On Friday, a federal judge acquitted Parker and said the Alabama police officer wasn't guilty of using unreasonable force when he slammed the grandfather onto the concrete in the suburb of Madison.
The case had two mistrials earlier with two juries divided on Parker's guilt.
"The gaps in the evidence and the conflicting nature of the trial testimony proved insurmountable to the government’s ability to obtain 12 guilty votes in two trials...The government has had two full and fair chances to obtain a conviction; it will not have another," US District Judge Madeline Hughes Haikala said in her opinion.
Parker faced up to 10 years in prison for the incident. Now that's he acquitted he may even have the chance to return to work given he has challenged the police department's decision to terminate his services.
Now let's just recap what happened. Patel, who had just moved from India to Alabama to help his son's family take care of their child, was on a morning walk. He was stopped by police officials who were responding to a call of a suspicious person wandering in the area.
The offficials stopped him and asked him about where he was headed and for some identification documents. Patel, who doesn't speak English, kept saying that he didn't speak English and turning away. The police officials get agitated about him turning away.
"Do not turn away from me again...if you turn away again I will put you to the ground...Do not jerk away from me again," Parker is heard warning Patel in the video.
When Patel turns away again, Parker grabs Patel and knocks him violently to the ground. He then tells him to 'chill out'. Patel was unable to get up and police officials had to call an ambulance.
Patel was left partially paralysed by the incident. He is now unable to walk properly or grip things.
Parker has testified that the injuries were accidental. But as this Salon piece points out, his lawyer has been playing the racial card as well, alleging that it was as much Patel's fault that he got slammed to the ground.
Here's among the choicest quotes by Parker's lawyer Robert Tuten reported in the piece:
“When you come to the U.S. we expect you to follow our laws and speak our language”
“Mr. Patel bears as much responsibility for this as anyone."
“The government wants you to give Mr. Patel a free pass because he doesn’t speak English."
The US attorney's office has said they wanted to retry the case but now can't. There has been no reaction from the Indian government on the matter yet.
Now imagine this same incident had happened with a US citizen in India.

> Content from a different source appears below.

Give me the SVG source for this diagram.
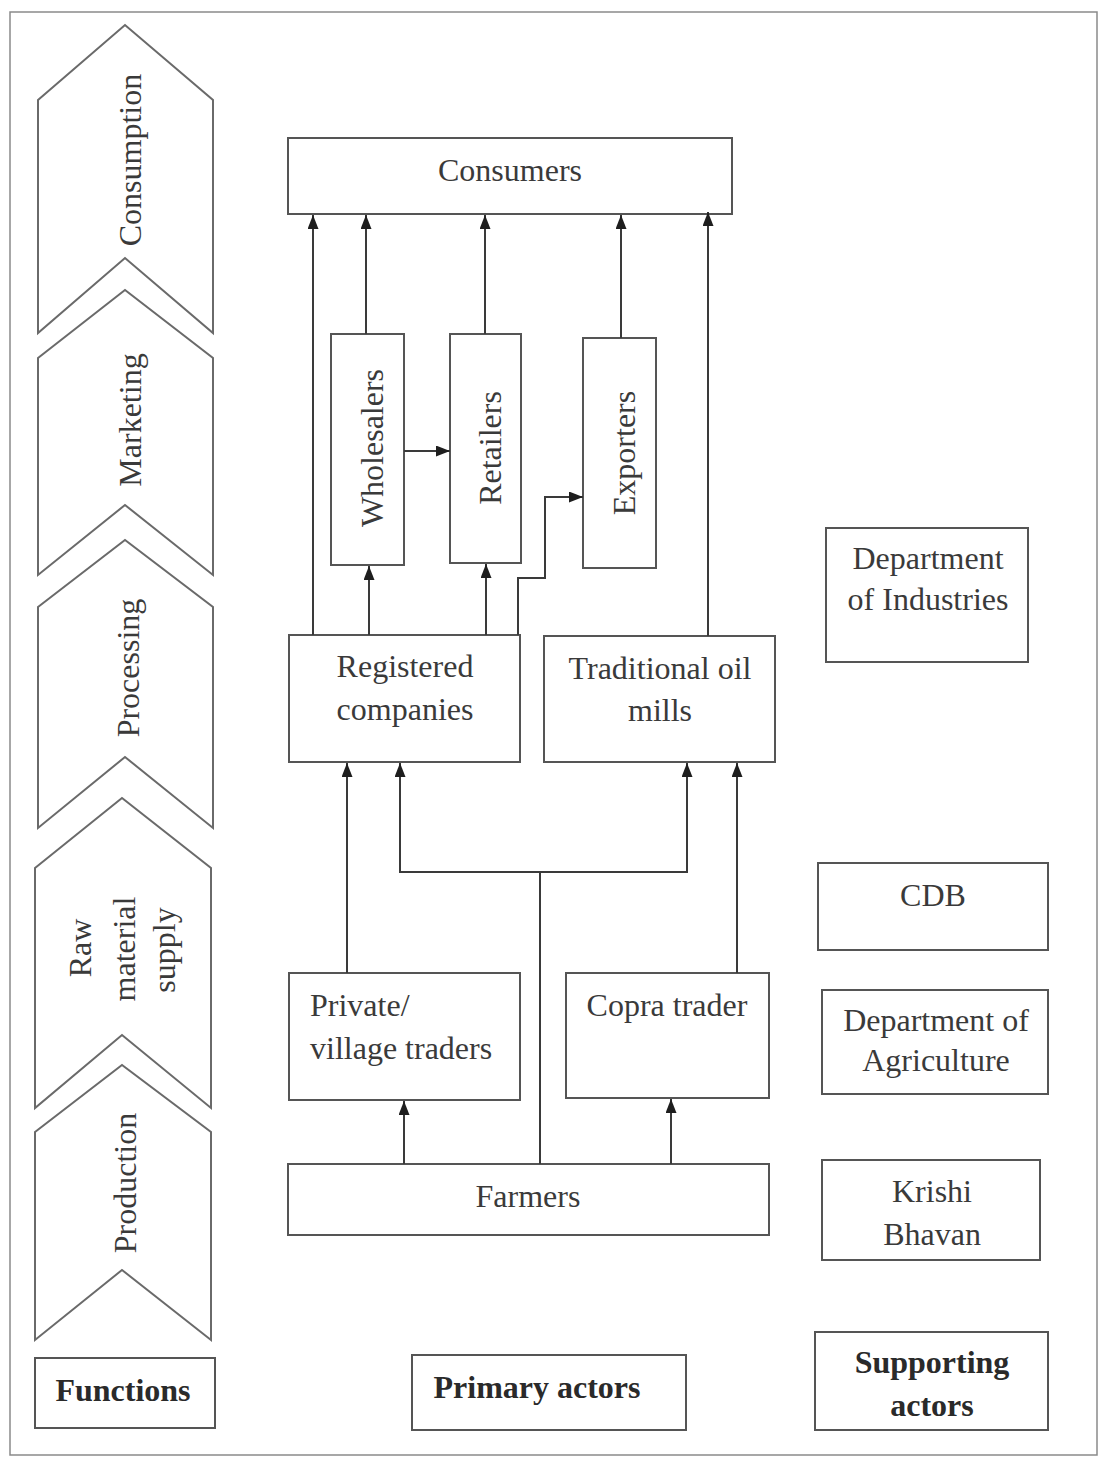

Imagine an aged US citizen is stopped by police officials in a neighbourhood he's staying in, choke slammed to the ground and is left paralysed and unable to walk. And the court acquits the police official of all wrongdoing. Would the US take the judgement calmly or accept the fact that the Indian government wasn't going to pursue the matter any further?
Finally this case is not one about race, but purely about justice being delivered. Sureshbhai was knowingly assaulted by Parker with insufficient evidence to warrant it. It is not only a violation of policing rules but one of one's basic human rights.
The Indian government's silence on the matter can be attributed to the fact that it has had little time to learn the modalities of the case. But it cannot allow the US police official to be let off as easily as he has been. Make no mistake, this is a complete miscarriage of justice. There are other cases still pending against Parker. The Indian government should track them to ensure Patel is given justice and reassure him that it won't rest till then.